I just watched a philosophical piece on YouTube about the Paradox of the Ravens. It occurred to me that there are probably lots of intriguing and confusing paradoxes which crop up when you apply the advanced logic which is the cornerstone of philosophy, and that irritated me. But then I remembered that there are two central threads which run through ancient wisdoms:

1. Reality is not that which is perceived through the five physical senses.

2. The brain is incapable of understanding existence merely by thinking about it.

I’m not there yet, so I suppose I’d better have another life after this one. Can I be bothered?

Another Anxiety Phase.

The priestess is off on her travels again and I’m worried. I always worry when she goes on her travels because she goes to places that other people don’t (which is just what you’d expect of a priestess, I suppose.)

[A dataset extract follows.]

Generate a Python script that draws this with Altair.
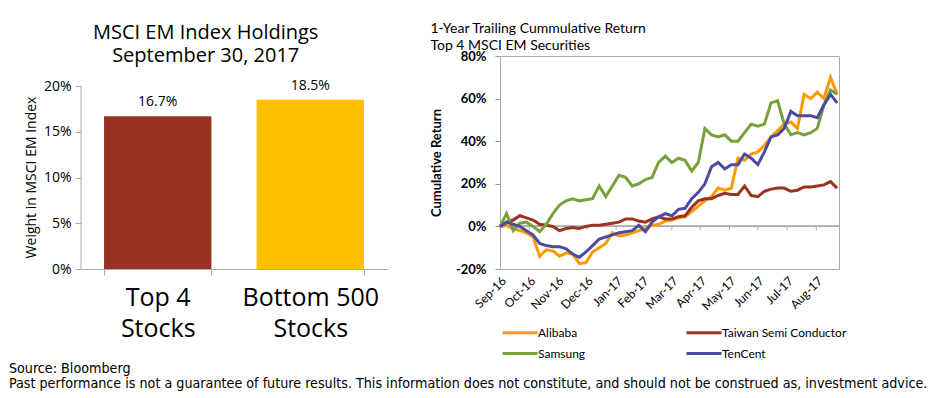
import altair as alt
import pandas as pd

# ---------------- left chart data ----------------
categories = ["Top 4\nStocks", "Bottom 500\nStocks"]
weights = [16.7, 18.5]
bar_colors = ["#973223", "#FFC000"]
left_ticks = [0, 5, 10, 15, 20]

# ---------------- right chart data ----------------
dates = pd.date_range("2016-09-30", periods=52, freq="7D").strftime("%Y-%m-%d").tolist()
alibaba = [0, 0.5, -1, -2, -3, -5, -14, -11, -11.5, -14, -12.5, -13, -17.5, -17, -12, -10,
           -8, -3, -4.5, -4, -3, -2, -1, 0.5, 1, 2.5, 3, 4, 4.5, 7, 9.5, 12, 14, 18, 17, 18,
           32, 31, 34, 35, 38, 42, 45, 48, 49, 46, 62, 60, 63, 60, 70, 62]
tsmc = [0, 2, 3, 5, 4, 3, 1, 0.5, 0, -2, -1, -0.5, -1, 0, 0.5, 0.5, 1, 1.5, 2, 3.5, 3.5,
        2.5, 2, 3.5, 4.5, 3.5, 3.5, 4.5, 5, 9, 12, 13, 13, 14.5, 15.5, 15, 15, 19, 14.5, 14,
        16.5, 17.5, 18, 18, 16.5, 17, 18.5, 18.5, 19, 19.5, 21, 18]
samsung = [0, 6, -2, 1.5, 2, 0, -2.5, 1, 6, 10, 12, 13, 12, 12.5, 13, 19, 14, 19, 24, 23,
           19, 20, 22, 23, 30, 33, 30, 32, 31, 26, 30, 46, 43, 42, 43, 40, 40, 44, 48, 47,
           48, 58, 59, 48, 43, 44, 43, 44, 46, 57, 64, 62]
tencent = [0, 2, 1, 0, -2, -4, -8, -9, -9.5, -9.5, -10.5, -13, -14.5, -12, -9, -6, -5, -4,
           -3, -2.5, -2, 0.5, -2.5, 2, 4.5, 6, 5, 8, 8.5, 13, 16, 20, 28, 30, 27, 29, 29, 34,
           32, 29, 35, 42, 43, 46, 54, 52, 52, 52, 51, 57, 62, 58]
series_names = ["Alibaba", "Taiwan Semi Conductor", "Samsung", "TenCent"]
series_colors = ["#FF9900", "#993322", "#77A13A", "#4B4BA0"]
legend_order = ["Alibaba", "Samsung", "Taiwan Semi Conductor", "TenCent"]
month_ticks = ["2016-09-30", "2016-10-31", "2016-11-30", "2016-12-31", "2017-01-31",
               "2017-02-28", "2017-03-31", "2017-04-30", "2017-05-31", "2017-06-30",
               "2017-07-31", "2017-08-31"]
y_ticks = [-20, 0, 20, 40, 60, 80]

footer = ["Source: Bloomberg",
          "Past performance is not a guarantee of future results. This information does not "
          "constitute, and should not be construed as, investment advice."]

# ---------------- left chart ----------------
bar_df = pd.DataFrame({"cat": categories, "w": weights, "color": bar_colors})
lfont = "Open Sans"
axis_grey = "#aaaaaa"
lscale = alt.Scale(domain=[0, 23.28])
bx = alt.X("cat:N", sort=categories,
           scale=alt.Scale(paddingInner=0.296, paddingOuter=0.151),
           axis=alt.Axis(title=None, labelAngle=0, labelFontSize=25, labelColor="black",
                         labelFont=lfont, labelExpr="split(datum.label, '\\n')",
                         labelLineHeight=31, tickBand="extent", domainColor=axis_grey,
                         tickColor=axis_grey, tickSize=6, labelPadding=10))
by_axis = alt.Axis(values=left_ticks, labelExpr="datum.value + '%'",
                   title="Weight in MSCI EM Index", titleFont=lfont, titleFontSize=14,
                   titleFontWeight="normal", titleColor="black", titlePadding=5,
                   titleY=121, titleAnchor="middle",
                   labelFont=lfont, labelFontSize=14, labelColor="black",
                   domain=False, tickColor=axis_grey, tickSize=6,
                   labelPadding=4, grid=False)
by = alt.Y("w:Q", scale=lscale, axis=by_axis)
bars = alt.Chart(bar_df).mark_bar().encode(
    x=bx, y=by, color=alt.Color("color:N", scale=None, legend=None))
bar_text = alt.Chart(bar_df).transform_calculate(
    lab="format(datum.w, '.1f') + '%'"
).mark_text(baseline="bottom", dy=-7, fontSize=14, font=lfont, color="black").encode(
    x=bx, y=by, text="lab:N")
axis_line = alt.Chart(pd.DataFrame({"lo": [left_ticks[0]], "hi": [left_ticks[-1]]})).mark_rule(
    color=axis_grey, strokeWidth=1).encode(
    x=alt.value(0), y=alt.Y("lo:Q", scale=lscale, axis=by_axis), y2="hi:Q")
left = alt.layer(bars, bar_text, axis_line).properties(
    width=306, height=213,
    view=alt.ViewBackground(stroke="transparent"),
    title=alt.TitleParams(text=["MSCI EM Index Holdings", "September 30, 2017"],
                          anchor="middle", frame="bounds", fontSize=20,
                          fontWeight="normal", font=lfont, lineHeight=23, offset=-10,
                          color="black"))

# ---------------- right chart ----------------
rows = []
for name, vals in zip(series_names, [alibaba, tsmc, samsung, tencent]):
    for d, v in zip(dates, vals):
        rows.append({"date": d, "ret": v, "stock": name})
line_df = pd.DataFrame(rows)
tick_df = pd.DataFrame({"date": month_ticks})

rfont = "Lato"
xscale = alt.Scale(type="utc",
                   domain=[alt.DateTime(year=2016, month=9, date=30, utc=True),
                           alt.DateTime(year=2017, month=9, date=24, utc=True)])
yscale = alt.Scale(domain=[-20, 80])
tick_vals = [alt.DateTime(year=int(t[:4]), month=int(t[5:7]), date=int(t[8:]), utc=True)
             for t in month_ticks]
rx_axis = alt.Axis(title=None, values=tick_vals,
                   labelExpr="utcFormat(datum.value, '%b-%y')",
                   labelAngle=-45, labelAlign="right", labelBaseline="top",
                   labelFont=rfont, labelFontSize=12, labelColor="black",
                   ticks=False, domain=False, labelPadding=6, grid=False,
                   labelOverlap=False)
ry_axis = alt.Axis(values=y_ticks, labelExpr="datum.value + '%'",
                   title="Cumulative Return", titleFont=rfont, titleFontSize=13,
                   titleFontWeight="bold", titleColor="black", titlePadding=12,
                   labelFont=rfont, labelFontSize=13, labelFontWeight="bold",
                   labelColor="black", domain=False, tickColor="#999999",
                   tickSize=5, labelPadding=9, grid=False)
rx = alt.X("date:T", scale=xscale, axis=rx_axis)
ry = alt.Y("ret:Q", scale=yscale, axis=ry_axis)

tick_marks = alt.Chart(tick_df).transform_calculate(
    ret0="0", ret1="-1.8"
).mark_rule(color=axis_grey, strokeWidth=1).encode(
    x=rx, y=alt.Y("ret0:Q", scale=yscale, axis=ry_axis), y2="ret1:Q")
zero_line = alt.Chart(tick_df).transform_calculate(
    ret0="0"
).mark_rule(color=axis_grey, strokeWidth=1).encode(
    y=alt.Y("ret0:Q", scale=yscale, axis=ry_axis))
color_range = [series_colors[series_names.index(n)] for n in legend_order]
lines = alt.Chart(line_df).mark_line(strokeWidth=3).encode(
    x=rx, y=ry,
    color=alt.Color("stock:N", sort=legend_order,
                    scale=alt.Scale(domain=legend_order, range=color_range),
                    legend=alt.Legend(title=None, orient="none", legendX=11.5, legendY=268,
                                      columns=2, symbolType="M-2.5,0H2.5", symbolSize=196,
                                      symbolStrokeWidth=3, labelFont=rfont,
                                      labelFontSize=12, labelColor="black",
                                      labelOffset=9.5, columnPadding=95, rowPadding=6,
                                      padding=0)),
)
right = alt.layer(tick_marks, zero_line, lines).properties(
    width=339, height=213,
    view=alt.ViewBackground(stroke="#aaaaaa"),
    title=alt.TitleParams(text=["1-Year Trailing Cummulative Return",
                                "Top 4 MSCI EM Securities"],
                          anchor="start", fontSize=14, fontWeight="normal", font=rfont,
                          lineHeight=17, offset=-3, color="black"))

chart = alt.hconcat(left, right, spacing=41).resolve_scale(
    color="independent").resolve_legend(color="independent").properties(
    padding={"left": 0, "top": 13, "right": 0, "bottom": 0},
    title=alt.TitleParams(text=footer, orient="bottom", anchor="start", fontSize=14.2,
                          fontWeight="normal", font="DejaVu Sans Condensed",
                          lineHeight=15, dx=-15, offset=1, color="black"))

chart.save("out.html", embed_options={"renderer": "svg", "actions": False})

I’m going to Argentina to muse.

Couldn’t she just take a taxi to Sydney Opera House and sit on the steps?

Portrait of the Writer...

I bought this postcard in the theatre gift shop once because it so reminded me of me.


I never get a hangover, but I'm always about 90% dysfunctional for at least an hour after I get up. I swear all my problems in life stem from agonised memories of having to get up to go to school.

Saturday 25 June 2016

Frustrations.

I found some of those commercial postcards I thought I’d lost, and scanned a selection. The problem I’m finding is that, whatever scanner setting I use, most of them are producing poor results, having various types of optical aberrations spoiling the image. This is a typical example:


What are all those pink bars going diagonally across it? Maybe some knowledgeable person might enlighten me. I assume it has something to do with the method by which different publishers have them printed, but I have little knowledge of commercial printing methods and how they might cause conflicts with scanner technology. Some are worse than others and have been discarded, but these are a few that aren’t too bad.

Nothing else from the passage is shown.